RAYMOND CHANDLER – The Big Sleep. Alfred A. Knopf, hardcover, 1939. Reprinted many times, in both hardcover and paperback, including Avon Murder Mystery Monthly #7, 1942; New Avon Library 38, 1943; Pocket 696, 1950; Pocket 2696, 4th printing, 1958.


Film: Warner Bros., 1946 (Humphrey Bogart, Lauren Bacall; scw: William Faulkner, Leigh Brackett, Jules Furthman; dir: Howard Hawks). Also: United Artists, 1978 (Robert Mitchum, Sarah Miles; scw & dir: Michael Winner).

   Speaking of Film Adaptations of Classic Mysteries, Howard Hawks used to reminisce to interviewers about the scene in a book shop in The Big Sleep (Warner Bros., 1946) to the effect of: “I said to Bogart, ‘This scene is awfully ordinary; can’t we do something to liven it up?’ and he put on a pair of glasses and started lisping and camping it up, and it was funny, so I said, ‘Great! Let’s go with that.'”

   Which is a good story, except that the passage in Chandler’s novel is written just like that: glasses, obnoxious effeminacy and all. Granted, the scene in Chandler’s book isn’t as funny as the one in Hawks’ movie, but ’tis there and ’twill serve.


   The Big Sleep (Knopf, 1939) was another book I read in High School, but I reread it my senior year in College, and I revisit it every ten years or so since then, always finding something fresh and readable to make me glad I came back.
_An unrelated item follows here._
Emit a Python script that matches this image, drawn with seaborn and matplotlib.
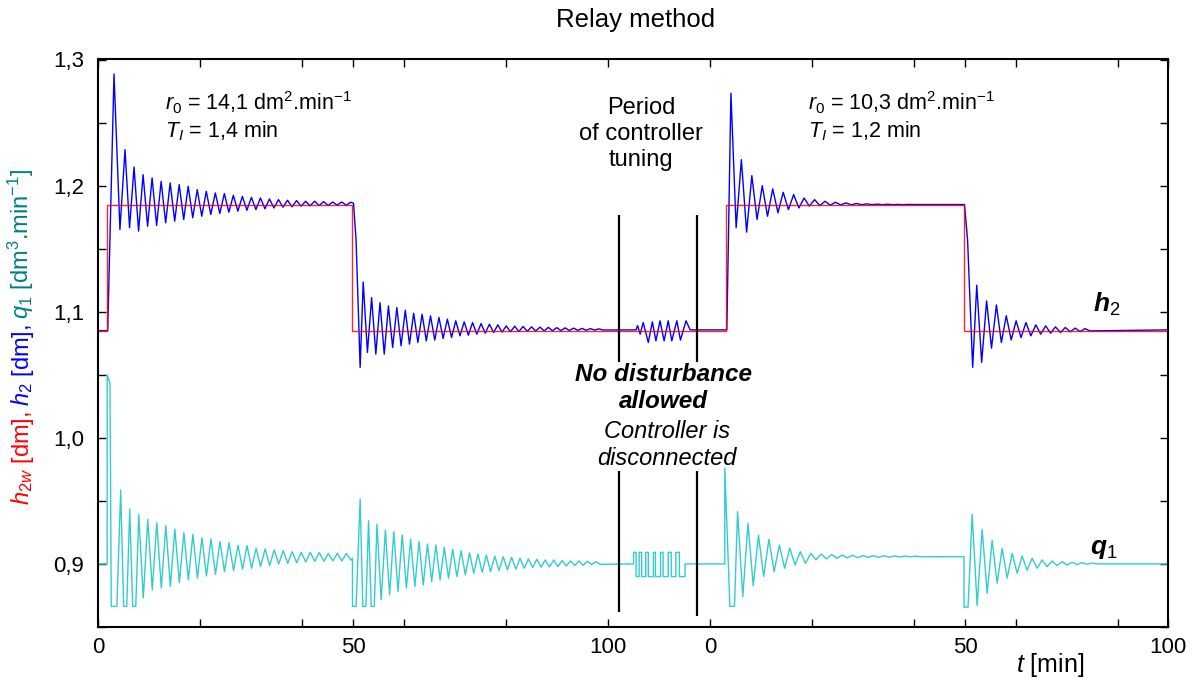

The plot is a mess, and the quality of Chandler’s prose is sometimes strained when it should drop like the gentle rain from heaven on the place beneath, but when it works well, there’s nothing like it, and Sleep brings a colorful cast of bit players to pulp-life with energy delightful to behold.

   Again, there’s room to carp. Chandler’s handling of gay characters is hysterically unsympathetic (“… I took plenty of the punch. It was meant to be a hard one, but a pansy has no iron in his bones whatever he looks like.”) and describing an over-decorated house, Marlowe says it “…had the stealthy nastiness of a fag party.” Well how would he know?


   And again, that’s just carping about a classic. The Big Sleep works on several levels, and offers some happy surprises along the way. I particularly liked the passage cataloguing the detritus of a shabby office building where Marlowe notes, “against a scribbled wall a pouch of ringed rubber had fallen and not been disturbed.”

   Nowadays of course, a writer would just say “used condom” and be done with it, but Chandler’s coy self-censorship offers the kind of unique charm that seems lately to have gone the way of all flesh.

   Damn. Two references to Shakespeare and one to Samuel Butler in a single review of The Big Sleep; that’s gotta set some record for pretentiousness.